§ Task directions:
Repeat, exactly and only, the lines from the beginning of the data through the line with "clip_on=False, joinstyle='miter')". Pictures are left out.

§ Collected data:
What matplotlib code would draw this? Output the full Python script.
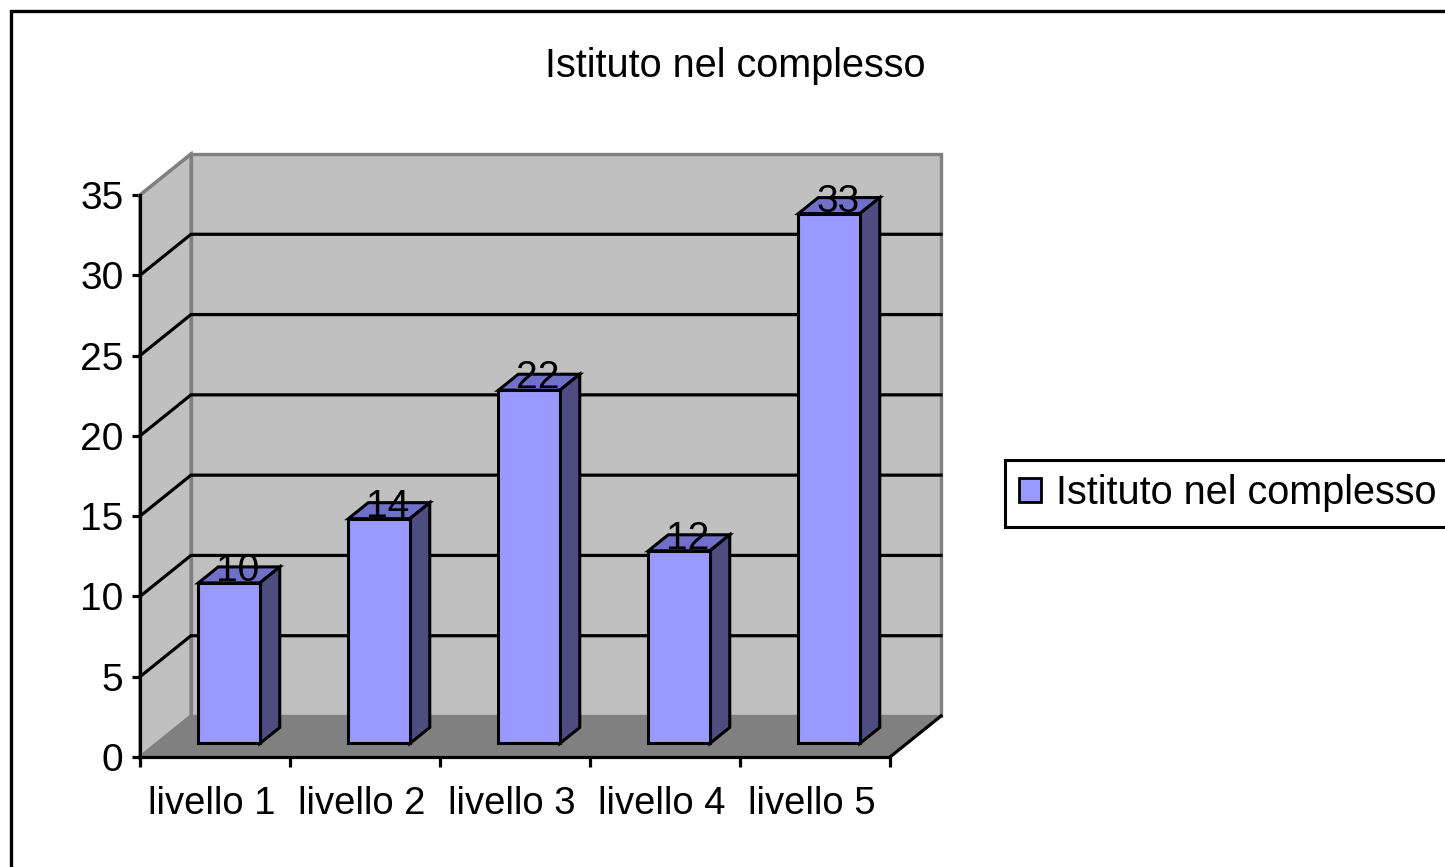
import matplotlib
matplotlib.use('Agg')
import matplotlib.pyplot as plt
from matplotlib.patches import Patch, Rectangle

categories = ['livello 1', 'livello 2', 'livello 3', 'livello 4', 'livello 5']
values = [10, 14, 22, 12, 33]
series_name = 'Istituto nel complesso'
yticks = [0, 5, 10, 15, 20, 25, 30, 35]

W, H = 1445, 867
plt.rcParams['font.family'] = ['Liberation Sans', 'DejaVu Sans']

fig = plt.figure(figsize=(W / 100, H / 100), dpi=100)
ax = fig.add_axes([140 / W, 1 - 757 / H, 750 / W, 562 / H])
ax.set_xlim(0, 5)
ax.set_ylim(0, 35)
ax.patch.set_visible(False)

# depth of the fake 3d box, in data units
depth_x = 51 / 150
depth_y = 41 / (562 / 35)


def pt(x, y, f):
    return x + f * depth_x, y + f * depth_y


def poly(points, color, edge='none', lw=0, z=1):
    xs = [p[0] for p in points]
    ys = [p[1] for p in points]
    ax.fill(xs, ys, facecolor=color, edgecolor=edge, linewidth=lw, zorder=z,
            clip_on=False, joinstyle='miter')


# walls and floor
poly([pt(0, 0, 1), pt(5, 0, 1), pt(5, 35, 1), pt(0, 35, 1)], '#c0c0c0', '#808080', 2.4, 1)
poly([pt(0, 0, 0), pt(0, 0, 1), pt(0, 35, 1), pt(0, 35, 0)], '#c0c0c0', '#808080', 2.4, 1)
poly([pt(0, 0, 0), pt(5, 0, 0), pt(5, 0, 1), pt(0, 0, 1)], '#808080', '#808080', 1, 1.5)

# gridlines
for v in yticks[1:-1]:
    a, b, c = pt(0, v, 0), pt(0, v, 1), pt(5, v, 1)
    ax.plot([a[0], b[0], c[0]], [a[1], b[1], c[1]], color='black', lw=2.3, zorder=2,
            clip_on=False, solid_joinstyle='miter')
a, b = pt(0, 35, 0), pt(0, 35, 1)
ax.plot([a[0], b[0]], [a[1], b[1]], color='#808080', lw=2.3, zorder=2, clip_on=False)
c, d = pt(5, 0, 0), pt(5, 0, 1)
ax.plot([c[0], d[0]], [c[1], d[1]], color='black', lw=2.3, zorder=2, clip_on=False)

# bars
bar_w = 0.41
f0, f1 = 0.33, 0.72
shift = -0.018
for i, v in enumerate(values):
    l = i + 0.5 + shift - bar_w / 2
    r = i + 0.5 + shift + bar_w / 2
    poly([pt(l, v, f0), pt(r, v, f0), pt(r, v, f1), pt(l, v, f1)], '#7070c8', 'black', 2.2, 3)
    poly([pt(r, 0, f0), pt(r, 0, f1), pt(r, v, f1), pt(r, v, f0)], '#4d4d80', 'black', 2.2, 3)
    poly([pt(l, 0, f0), pt(r, 0, f0), pt(r, v, f0), pt(l, v, f0)], '#9999ff', 'black', 2.2, 3.1)
    tx, ty = pt(i + 0.5 + shift - 0.04, v, 0.62)
    ax.text(tx, ty, str(v), ha='center', va='center', fontsize=28, color='black', zorder=5)

# axes
for s in ['top', 'right']:
    ax.spines[s].set_visible(False)
for s in ['left', 'bottom']:
    ax.spines[s].set_linewidth(2.3)
    ax.spines[s].set_zorder(4)
ax.set_yticks(yticks)
ax.set_xticks(range(6))
ax.set_xticklabels([])
ax.set_xticks([i + 0.48 for i in range(5)], labels=categories, minor=True)
ax.tick_params(axis='y', length=6, width=2.3, labelsize=28, pad=6)
ax.tick_params(axis='x', which='major', length=7, width=2.3)
ax.tick_params(axis='x', which='minor', length=0, labelsize=27.5, pad=21)

fig.text(735 / W, 1 - 66 / H, series_name, ha='center', va='center', fontsize=28.5)

# outer frame runs off the right and bottom of the picture
fig.add_artist(Rectangle((11 / W, -0.02), 1.1, 1 - 11 / H + 0.02, transform=fig.transFigure,
                         fill=False, edgecolor='black', linewidth=2.4, clip_on=False))

leg = fig.legend(handles=[Patch(facecolor='#9999ff', edgecolor='black', linewidth=2, label=series_name)],
                 loc='upper left', bbox_to_anchor=(1005 / W, 1 - 460 / H), fontsize=28.5,
                 fancybox=False, framealpha=1, edgecolor='black', handlelength=0.56, handleheight=0.56,
                 handletextpad=0.36, borderpad=0.36, borderaxespad=0)
leg.get_frame().set_linewidth(2.2)

fig.savefig('out.png', dpi=100)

§ Task result:
What matplotlib code would draw this? Output the full Python script.
import matplotlib
matplotlib.use('Agg')
import matplotlib.pyplot as plt
from matplotlib.patches import Patch, Rectangle

categories = ['livello 1', 'livello 2', 'livello 3', 'livello 4', 'livello 5']
values = [10, 14, 22, 12, 33]
series_name = 'Istituto nel complesso'
yticks = [0, 5, 10, 15, 20, 25, 30, 35]

W, H = 1445, 867
plt.rcParams['font.family'] = ['Liberation Sans', 'DejaVu Sans']

fig = plt.figure(figsize=(W / 100, H / 100), dpi=100)
ax = fig.add_axes([140 / W, 1 - 757 / H, 750 / W, 562 / H])
ax.set_xlim(0, 5)
ax.set_ylim(0, 35)
ax.patch.set_visible(False)

# depth of the fake 3d box, in data units
depth_x = 51 / 150
depth_y = 41 / (562 / 35)


def pt(x, y, f):
    return x + f * depth_x, y + f * depth_y


def poly(points, color, edge='none', lw=0, z=1):
    xs = [p[0] for p in points]
    ys = [p[1] for p in points]
    ax.fill(xs, ys, facecolor=color, edgecolor=edge, linewidth=lw, zorder=z,
            clip_on=False, joinstyle='miter')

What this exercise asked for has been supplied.